_MATERIAL PROVIDED_

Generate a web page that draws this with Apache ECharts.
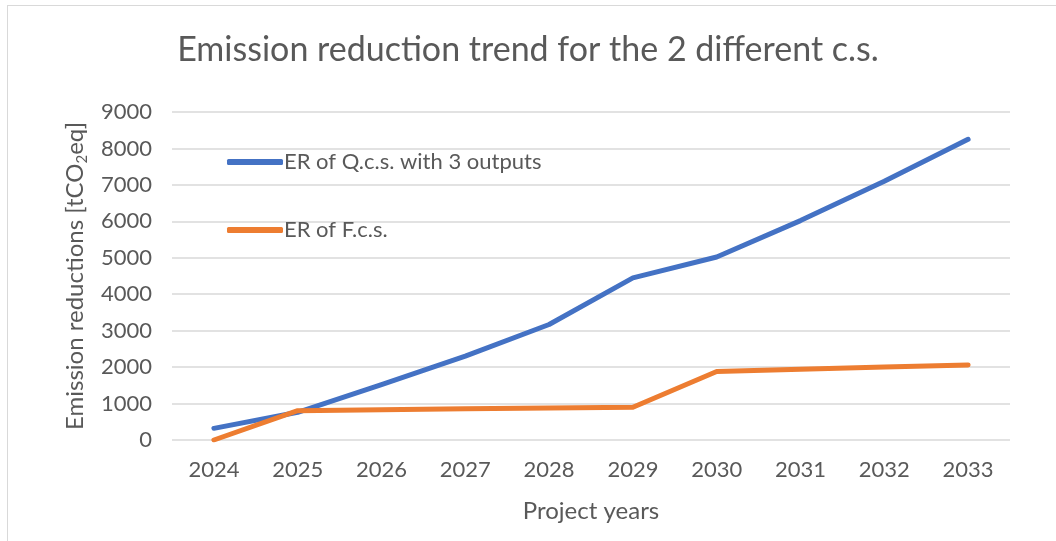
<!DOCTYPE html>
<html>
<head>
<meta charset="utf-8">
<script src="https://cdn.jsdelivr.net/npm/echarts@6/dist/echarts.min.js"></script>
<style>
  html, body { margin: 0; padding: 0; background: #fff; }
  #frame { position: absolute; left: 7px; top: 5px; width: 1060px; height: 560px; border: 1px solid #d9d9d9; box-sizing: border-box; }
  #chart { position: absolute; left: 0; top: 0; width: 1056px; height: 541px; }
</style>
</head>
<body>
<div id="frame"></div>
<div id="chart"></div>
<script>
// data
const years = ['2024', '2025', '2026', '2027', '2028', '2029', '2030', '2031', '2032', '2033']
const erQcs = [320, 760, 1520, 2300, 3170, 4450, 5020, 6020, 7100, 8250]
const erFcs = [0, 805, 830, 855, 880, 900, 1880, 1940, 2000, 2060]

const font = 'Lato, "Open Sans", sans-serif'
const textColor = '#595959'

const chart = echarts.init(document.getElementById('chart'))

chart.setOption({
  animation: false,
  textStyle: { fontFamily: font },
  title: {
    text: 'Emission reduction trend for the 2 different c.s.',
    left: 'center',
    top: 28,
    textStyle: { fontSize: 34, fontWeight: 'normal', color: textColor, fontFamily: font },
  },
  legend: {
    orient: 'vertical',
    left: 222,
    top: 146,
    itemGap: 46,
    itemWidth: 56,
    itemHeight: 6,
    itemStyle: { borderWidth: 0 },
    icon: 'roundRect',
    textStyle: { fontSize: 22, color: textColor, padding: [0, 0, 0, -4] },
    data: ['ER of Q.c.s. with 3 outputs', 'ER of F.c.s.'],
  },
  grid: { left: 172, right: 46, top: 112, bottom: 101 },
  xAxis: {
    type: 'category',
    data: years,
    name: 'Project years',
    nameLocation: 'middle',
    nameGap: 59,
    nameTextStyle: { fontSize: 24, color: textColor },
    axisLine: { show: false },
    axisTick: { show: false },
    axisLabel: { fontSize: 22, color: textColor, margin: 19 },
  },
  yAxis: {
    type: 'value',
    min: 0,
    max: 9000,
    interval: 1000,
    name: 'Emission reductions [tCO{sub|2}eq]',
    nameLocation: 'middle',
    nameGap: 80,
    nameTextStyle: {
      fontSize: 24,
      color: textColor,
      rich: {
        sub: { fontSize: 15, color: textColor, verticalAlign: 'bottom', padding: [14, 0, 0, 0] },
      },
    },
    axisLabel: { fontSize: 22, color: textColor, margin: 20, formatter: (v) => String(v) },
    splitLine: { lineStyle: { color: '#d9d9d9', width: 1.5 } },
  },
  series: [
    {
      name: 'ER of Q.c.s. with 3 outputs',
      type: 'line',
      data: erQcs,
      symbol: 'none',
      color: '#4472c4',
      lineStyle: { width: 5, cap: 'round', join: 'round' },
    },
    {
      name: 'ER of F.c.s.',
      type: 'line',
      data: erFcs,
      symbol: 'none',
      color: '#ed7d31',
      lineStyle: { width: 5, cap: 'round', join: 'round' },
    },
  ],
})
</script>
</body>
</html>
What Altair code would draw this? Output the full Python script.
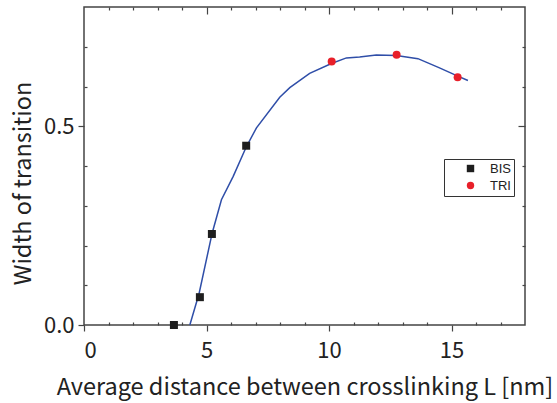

--

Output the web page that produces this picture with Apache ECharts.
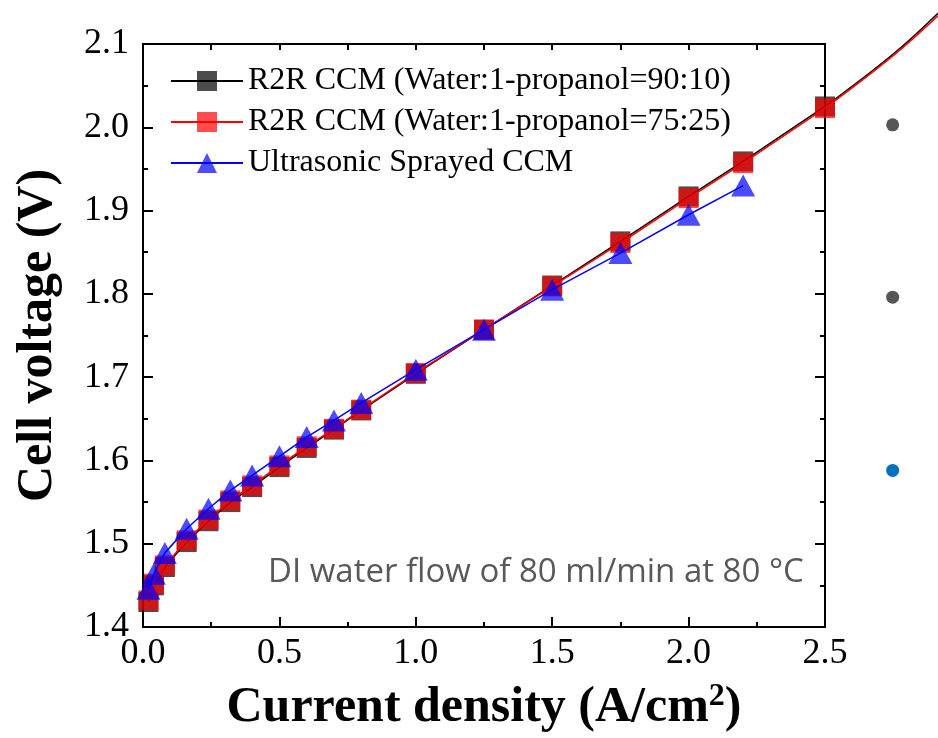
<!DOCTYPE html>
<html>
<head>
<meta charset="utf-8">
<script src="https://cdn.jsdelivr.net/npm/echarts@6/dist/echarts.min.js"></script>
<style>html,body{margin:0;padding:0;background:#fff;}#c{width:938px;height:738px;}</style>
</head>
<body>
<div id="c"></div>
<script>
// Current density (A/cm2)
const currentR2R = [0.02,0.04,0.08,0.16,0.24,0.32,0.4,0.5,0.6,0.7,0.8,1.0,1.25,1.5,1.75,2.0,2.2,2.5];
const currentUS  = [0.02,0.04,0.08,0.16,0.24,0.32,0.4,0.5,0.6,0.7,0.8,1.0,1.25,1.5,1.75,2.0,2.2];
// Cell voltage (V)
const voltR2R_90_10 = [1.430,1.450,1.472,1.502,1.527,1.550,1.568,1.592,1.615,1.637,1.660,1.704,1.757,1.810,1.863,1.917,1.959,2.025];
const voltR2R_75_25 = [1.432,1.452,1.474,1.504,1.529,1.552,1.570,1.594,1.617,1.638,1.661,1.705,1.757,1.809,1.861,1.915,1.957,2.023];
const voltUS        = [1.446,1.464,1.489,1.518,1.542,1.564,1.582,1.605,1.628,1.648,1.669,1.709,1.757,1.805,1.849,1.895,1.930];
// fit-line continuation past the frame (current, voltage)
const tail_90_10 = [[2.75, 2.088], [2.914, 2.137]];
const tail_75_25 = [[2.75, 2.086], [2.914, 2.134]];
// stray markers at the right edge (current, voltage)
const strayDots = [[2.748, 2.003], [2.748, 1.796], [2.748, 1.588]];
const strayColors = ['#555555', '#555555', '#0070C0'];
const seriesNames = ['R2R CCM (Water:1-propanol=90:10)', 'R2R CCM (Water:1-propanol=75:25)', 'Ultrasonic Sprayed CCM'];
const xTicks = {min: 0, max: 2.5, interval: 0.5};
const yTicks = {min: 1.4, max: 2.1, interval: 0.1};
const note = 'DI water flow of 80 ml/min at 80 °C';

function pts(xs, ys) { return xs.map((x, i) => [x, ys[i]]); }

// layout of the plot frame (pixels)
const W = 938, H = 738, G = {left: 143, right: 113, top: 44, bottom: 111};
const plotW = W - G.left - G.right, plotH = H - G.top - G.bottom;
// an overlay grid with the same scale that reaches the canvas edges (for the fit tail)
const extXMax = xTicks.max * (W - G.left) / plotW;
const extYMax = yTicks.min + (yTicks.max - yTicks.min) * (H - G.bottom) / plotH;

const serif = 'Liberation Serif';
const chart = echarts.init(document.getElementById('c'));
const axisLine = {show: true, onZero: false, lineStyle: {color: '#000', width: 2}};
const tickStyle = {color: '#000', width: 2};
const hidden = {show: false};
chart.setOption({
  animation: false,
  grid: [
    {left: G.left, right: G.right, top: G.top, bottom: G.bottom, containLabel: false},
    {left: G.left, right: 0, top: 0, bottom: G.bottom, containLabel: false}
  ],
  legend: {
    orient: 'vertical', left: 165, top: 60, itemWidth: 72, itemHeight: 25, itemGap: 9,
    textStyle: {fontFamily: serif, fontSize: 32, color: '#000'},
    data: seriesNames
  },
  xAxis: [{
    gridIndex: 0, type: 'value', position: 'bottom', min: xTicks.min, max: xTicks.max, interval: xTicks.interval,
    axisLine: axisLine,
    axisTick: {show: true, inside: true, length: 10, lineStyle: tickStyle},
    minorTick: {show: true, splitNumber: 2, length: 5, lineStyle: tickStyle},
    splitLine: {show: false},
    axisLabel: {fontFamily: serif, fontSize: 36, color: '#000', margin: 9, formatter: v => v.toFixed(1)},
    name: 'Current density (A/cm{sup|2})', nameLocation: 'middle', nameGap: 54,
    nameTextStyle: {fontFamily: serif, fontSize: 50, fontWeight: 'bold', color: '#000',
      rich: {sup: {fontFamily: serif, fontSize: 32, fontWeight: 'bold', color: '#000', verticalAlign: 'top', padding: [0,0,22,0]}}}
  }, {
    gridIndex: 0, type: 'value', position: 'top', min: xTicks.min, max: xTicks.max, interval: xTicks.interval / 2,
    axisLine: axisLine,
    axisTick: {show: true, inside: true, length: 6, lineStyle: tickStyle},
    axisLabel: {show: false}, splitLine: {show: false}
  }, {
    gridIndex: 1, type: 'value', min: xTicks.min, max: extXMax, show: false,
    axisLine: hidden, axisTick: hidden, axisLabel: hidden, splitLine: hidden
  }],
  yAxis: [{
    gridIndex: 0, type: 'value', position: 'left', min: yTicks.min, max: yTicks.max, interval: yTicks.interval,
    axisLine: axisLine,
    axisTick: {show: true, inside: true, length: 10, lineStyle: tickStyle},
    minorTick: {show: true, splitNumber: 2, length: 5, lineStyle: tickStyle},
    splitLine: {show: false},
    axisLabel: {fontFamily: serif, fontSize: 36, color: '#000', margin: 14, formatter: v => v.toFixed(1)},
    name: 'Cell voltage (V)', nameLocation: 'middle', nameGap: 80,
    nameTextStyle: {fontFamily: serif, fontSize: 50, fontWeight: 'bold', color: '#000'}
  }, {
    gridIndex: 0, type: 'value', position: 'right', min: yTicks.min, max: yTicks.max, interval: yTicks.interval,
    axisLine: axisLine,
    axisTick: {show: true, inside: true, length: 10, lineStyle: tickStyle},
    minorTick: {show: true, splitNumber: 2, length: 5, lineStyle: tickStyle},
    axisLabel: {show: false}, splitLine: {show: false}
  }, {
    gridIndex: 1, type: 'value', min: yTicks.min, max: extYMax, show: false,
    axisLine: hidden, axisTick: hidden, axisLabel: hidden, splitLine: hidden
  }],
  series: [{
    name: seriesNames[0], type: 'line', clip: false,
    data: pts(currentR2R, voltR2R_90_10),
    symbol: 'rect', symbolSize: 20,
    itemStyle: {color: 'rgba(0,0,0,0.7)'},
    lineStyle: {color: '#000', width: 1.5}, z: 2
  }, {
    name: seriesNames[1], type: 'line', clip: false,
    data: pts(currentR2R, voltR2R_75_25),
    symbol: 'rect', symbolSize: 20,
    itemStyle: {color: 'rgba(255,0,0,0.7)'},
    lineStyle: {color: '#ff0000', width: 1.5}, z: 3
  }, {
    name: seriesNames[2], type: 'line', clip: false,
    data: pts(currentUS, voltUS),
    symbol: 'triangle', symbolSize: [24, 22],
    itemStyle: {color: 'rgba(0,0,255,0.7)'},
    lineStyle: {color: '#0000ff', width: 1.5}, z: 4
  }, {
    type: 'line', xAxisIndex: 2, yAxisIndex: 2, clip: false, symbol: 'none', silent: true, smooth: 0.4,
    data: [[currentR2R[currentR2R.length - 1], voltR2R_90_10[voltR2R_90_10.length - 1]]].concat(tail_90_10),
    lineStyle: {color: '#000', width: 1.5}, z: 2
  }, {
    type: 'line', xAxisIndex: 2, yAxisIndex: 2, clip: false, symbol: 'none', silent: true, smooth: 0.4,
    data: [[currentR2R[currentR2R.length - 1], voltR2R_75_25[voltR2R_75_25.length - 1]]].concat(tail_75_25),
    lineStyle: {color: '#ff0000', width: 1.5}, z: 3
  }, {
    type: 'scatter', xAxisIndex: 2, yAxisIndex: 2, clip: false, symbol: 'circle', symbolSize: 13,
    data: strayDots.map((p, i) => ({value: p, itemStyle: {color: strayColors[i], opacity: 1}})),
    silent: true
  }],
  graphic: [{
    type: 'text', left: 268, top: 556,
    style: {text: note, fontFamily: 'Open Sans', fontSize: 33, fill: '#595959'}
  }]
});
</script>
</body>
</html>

_CHALLENGE_
Go back to the listing above and reproduce, exactly, the stretch from the line bearing "Generate a web" through the line bearing "const chart = echarts.init(document.getElementById('chart'))", without its pictures.

_OUTPUT FOR THIS TASK_
Generate a web page that draws this with Apache ECharts.
<!DOCTYPE html>
<html>
<head>
<meta charset="utf-8">
<script src="https://cdn.jsdelivr.net/npm/echarts@6/dist/echarts.min.js"></script>
<style>
  html, body { margin: 0; padding: 0; background: #fff; }
  #frame { position: absolute; left: 7px; top: 5px; width: 1060px; height: 560px; border: 1px solid #d9d9d9; box-sizing: border-box; }
  #chart { position: absolute; left: 0; top: 0; width: 1056px; height: 541px; }
</style>
</head>
<body>
<div id="frame"></div>
<div id="chart"></div>
<script>
// data
const years = ['2024', '2025', '2026', '2027', '2028', '2029', '2030', '2031', '2032', '2033']
const erQcs = [320, 760, 1520, 2300, 3170, 4450, 5020, 6020, 7100, 8250]
const erFcs = [0, 805, 830, 855, 880, 900, 1880, 1940, 2000, 2060]

const font = 'Lato, "Open Sans", sans-serif'
const textColor = '#595959'

const chart = echarts.init(document.getElementById('chart'))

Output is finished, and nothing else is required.